On Sun, Apr 22 2018, Andreas Heiduk wrote:
> Am 20.04.2018 um 14:14 schrieb Ævar Arnfjörð Bjarmason:
>> But this is a possible work-around:
>>
>> git init /tmp/empty.git
>> git remote add avar file:///tmp/empty.git
>> git remote prune avar
>> git remote remove avar
>
> This won't do it also?
>
> git remote prune origin
Yes, in this particular case, but that's just emergent behavior in how
we handle refspec prunign, and the fact that it "works" is arguably a
bug in "prune". i.e. this:
(
rm -rf /tmp/git &&
git clone --bare --mirror [email protected]:git/git.git /tmp/git &&
cd /tmp/git &&
git remote add avar [email protected]:avar/git.git &&
git remote add peff [email protected]:peff/git.git &&
git fetch --all &&
git remote remove avar &&
git remote prune origin
)
Will delete all the avar/* and peff/* branches, even though I still have
a "peff" remote.
IOW the guarding logic we have in add_branch_for_removal() for not
deleting the branches of other remotes isn't in the corresponding
"prune" function, and that's a bug.
In the specific example I picked "git remote prune origin" just so
happens to do the right thing since I have no other active remote, and
there *is* an alive remote so I can "prune" against it, but it doesn't
help in the general case.

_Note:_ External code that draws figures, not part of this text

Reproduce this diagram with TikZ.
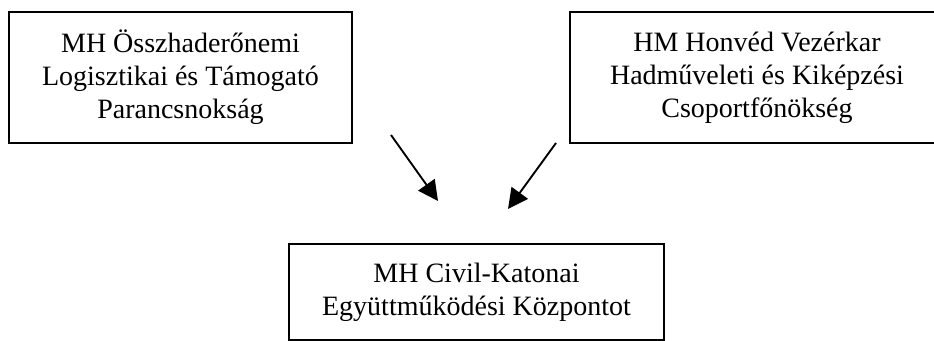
\documentclass[tikz,border=0pt]{standalone}
\usepackage{fontspec}
\setmainfont{Liberation Serif}
\usetikzlibrary{arrows.meta}
\begin{document}
\begin{tikzpicture}[x=0.75pt,y=-0.75pt,
  orgbox/.style={draw=black,line width=1.5pt,inner sep=0pt,align=center,
    font=\fontsize{21}{24.75}\selectfont},
  arr/.style={line width=1.4pt,-{Triangle[length=15pt,width=15pt]}}]
\useasboundingbox (0,0) rectangle (934,340);
\clip (0,0) rectangle (934,340);
\node[orgbox,minimum width=257.25pt,minimum height=98.25pt] (lo) at (180.5,77.5)
  {MH Összhaderőnemi\\Logisztikai és Támogató\\Parancsnokság};
\node[orgbox,minimum width=280.5pt,minimum height=98.25pt] (hm) at (757,77.5)
  {HM Honvéd Vezérkar\\Hadműveleti és Kiképzési\\Csoportfőnökség};
\node[orgbox,minimum width=281.25pt,minimum height=72pt] (ck) at (476.5,292)
  {MH Civil-Katonai\\Együttműködési Központot};
\coordinate (a1s) at (391,135);
\coordinate (a1e) at (438,201);
\coordinate (a2s) at (556,143);
\coordinate (a2e) at (508,209);
\draw[arr] (a1s) -- (a1e);
\draw[arr] (a2s) -- (a2e);
\end{tikzpicture}
\end{document}
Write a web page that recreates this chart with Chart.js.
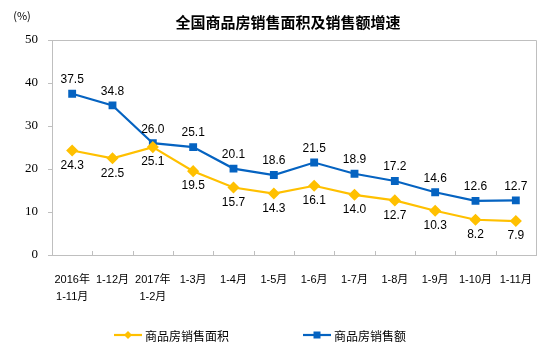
<!DOCTYPE html>
<html><head><meta charset="utf-8">
<script src="https://cdn.jsdelivr.net/npm/chart.js@4/dist/chart.umd.min.js"></script>
<style>html,body{margin:0;padding:0;background:#fff}#wrap{width:544px;height:351px;position:relative}</style>
</head><body><div id="wrap"><canvas id="c" width="544" height="351"></canvas></div>
<script>
const categories = [["2016年","1-11月"],"1-12月",["2017年","1-2月"],"1-3月","1-4月","1-5月","1-6月","1-7月","1-8月","1-9月","1-10月","1-11月"];
const areaGrowth = [24.3,22.5,25.1,19.5,15.7,14.3,16.1,14.0,12.7,10.3,8.2,7.9];
const salesGrowth = [37.5,34.8,26.0,25.1,20.1,18.6,21.5,18.9,17.2,14.6,12.6,12.7];
const yTicks = [0,10,20,30,40,50];
const seriesNames = ["商品房销售面积","商品房销售额"];
const titleText = "全国商品房销售面积及销售额增速";
const unitText = "(%)";

const FONT = '"Liberation Sans", Arial, "Noto Sans CJK SC", sans-serif';
const SERIF = '"Liberation Serif", "Times New Roman", serif';
const CJK = '"Noto Sans CJK SC", "Liberation Sans", sans-serif';
const YELLOW = '#FFC000';
const BLUE = '#0563C1';
const GRAY = '#BFBFBF';

const deco = {
  id: 'deco',
  afterDraw(chart) {
    const ctx = chart.ctx, a = chart.chartArea;
    ctx.save();
    ctx.strokeStyle = GRAY; ctx.lineWidth = 1;
    ctx.beginPath();
    ctx.moveTo(a.left, a.top + 0.5); ctx.lineTo(a.right + 0.5, a.top + 0.5); ctx.lineTo(a.right + 0.5, a.bottom);
    ctx.stroke();
    const xs = chart.scales.x;
    ctx.beginPath();
    for (let i = 1; i < categories.length; i++) {
      const px = Math.round((xs.getPixelForValue(i - 1) + xs.getPixelForValue(i)) / 2) + 0.5;
      ctx.moveTo(px, a.bottom); ctx.lineTo(px, a.bottom - 4);
    }
    ctx.stroke();
    ctx.fillStyle = '#000';
    ctx.font = '12px ' + FONT;
    ctx.textAlign = 'center'; ctx.textBaseline = 'middle';
    chart.data.datasets.forEach((ds, di) => {
      const meta = chart.getDatasetMeta(di);
      meta.data.forEach((pt, i) => {
        const dy = di === 1 ? -14 : 15;
        ctx.fillText(ds.data[i].toFixed(1), pt.x, pt.y + dy);
      });
    });
    ctx.font = 'bold 15px ' + CJK;
    ctx.fillText(titleText, 288, 22);
    ctx.font = '11px ' + CJK;
    ctx.fillText(unitText, 22, 16);
    const items = [{x:114, c:YELLOW, s:'diamond', t:seriesNames[0]}, {x:303, c:BLUE, s:'square', t:seriesNames[1]}];
    const ly = 335;
    items.forEach(it => {
      ctx.strokeStyle = it.c; ctx.lineWidth = 2.2; ctx.fillStyle = it.c;
      ctx.beginPath(); ctx.moveTo(it.x, ly); ctx.lineTo(it.x + 28, ly); ctx.stroke();
      const cx = it.x + 14;
      ctx.beginPath();
      if (it.s === 'diamond') { ctx.moveTo(cx, ly - 4); ctx.lineTo(cx + 4, ly); ctx.lineTo(cx, ly + 4); ctx.lineTo(cx - 4, ly); }
      else { ctx.rect(cx - 3.5, ly - 3.5, 7, 7); }
      ctx.fill();
      ctx.fillStyle = '#000'; ctx.font = '12px ' + CJK; ctx.textAlign = 'left';
      ctx.fillText(it.t, it.x + 31, ly + 1);
    });
    ctx.restore();
  }
};

new Chart(document.getElementById('c'), {
  type: 'line',
  data: {
    labels: categories,
    datasets: [
      { label: seriesNames[0], data: areaGrowth, borderColor: YELLOW, backgroundColor: YELLOW, borderWidth: 2.2,
        pointStyle: 'rectRot', pointRadius: 4.5, pointHoverRadius: 4.5, tension: 0 },
      { label: seriesNames[1], data: salesGrowth, borderColor: BLUE, backgroundColor: BLUE, borderWidth: 2.2,
        pointStyle: 'rect', pointRadius: 4, pointHoverRadius: 4, tension: 0 }
    ]
  },
  options: {
    responsive: false, animation: false, devicePixelRatio: 1,
    layout: { padding: { left: 0, top: 40, right: 8, bottom: 0 } },
    plugins: { legend: { display: false }, title: { display: false }, tooltip: { enabled: false } },
    scales: {
      x: {
        offset: true,
        grid: { display: false },
        border: { display: true, color: GRAY, width: 1 },
        ticks: { color: '#000', font: { size: 11, family: FONT, lineHeight: 1.5 }, padding: 9, maxRotation: 0, autoSkip: false },
        afterFit(s) { s.height = 96; }
      },
      y: {
        min: 0, max: 50,
        afterBuildTicks(s) { s.ticks = yTicks.map(v => ({ value: v })); },
        grid: { display: true, drawOnChartArea: false, drawTicks: true, tickLength: 4, color: GRAY },
        border: { display: true, color: GRAY, width: 1 },
        ticks: { color: '#000', font: { size: 13, family: SERIF }, padding: 10 },
        afterFit(s) { s.width = 52; }
      }
    }
  },
  plugins: [deco]
});
</script></body></html>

In my case I have a remote URL for a git
server called "upstream" that doesn't exist anymore (but as noted, I can
fake it with an empty repo...)>
>> I started to patch this, but I'm not sure what to do here. we could do
>> some combination of:
>>
>> 0. Just document the current behavior and leave it.
>>
>> 1. Dig further down to see what other remotes reference these refs, and
>> just ignore any refspecs that don't explicitly reference
>> refs/remotes/<our_deleted_remote>/*.
>>
>> I.e. isn't the intention here to preserve a case where you have two
>> URLs for the same effective remote, not whene you have something
>> like a --mirror refspec? Unfortunately I can't ask the original
>> author :(
>>
>> 2. Warn about each ref we didn't delete, or at least warn saying
>> there's undeleted refs under refs/remotes/<name>/*.
>>
>> 3. Make 'git remote remove --force-deletion <name>' (or whatever the
>> flag is called) be a thing. But unless we do the next item this
>> won't be useful.
>>
>> 4. Make 'git remote prune <name>' work in cases where we don't have a
>> remote called <name> anymore, just falling back to deleting
>> refs/remotes/<name>. In this case 'git remote remove
>> --force-deletion <name>' would also do the same thing.
>
> Possible 5):
>
> Don't fix "git remote remove" but "git remote add" to complain that its
> ref-namespace is already occupied by some other remote. Add "--force"
> for the experts.
Indeed, that's another bug here, i.e. in the above example:
git remote remove peff && # won't delete peff/ branches
git remote add peff [email protected]:peff/git.git
Will happily add the "peff" remote again, even though as you point out
it could be an entirely different remote.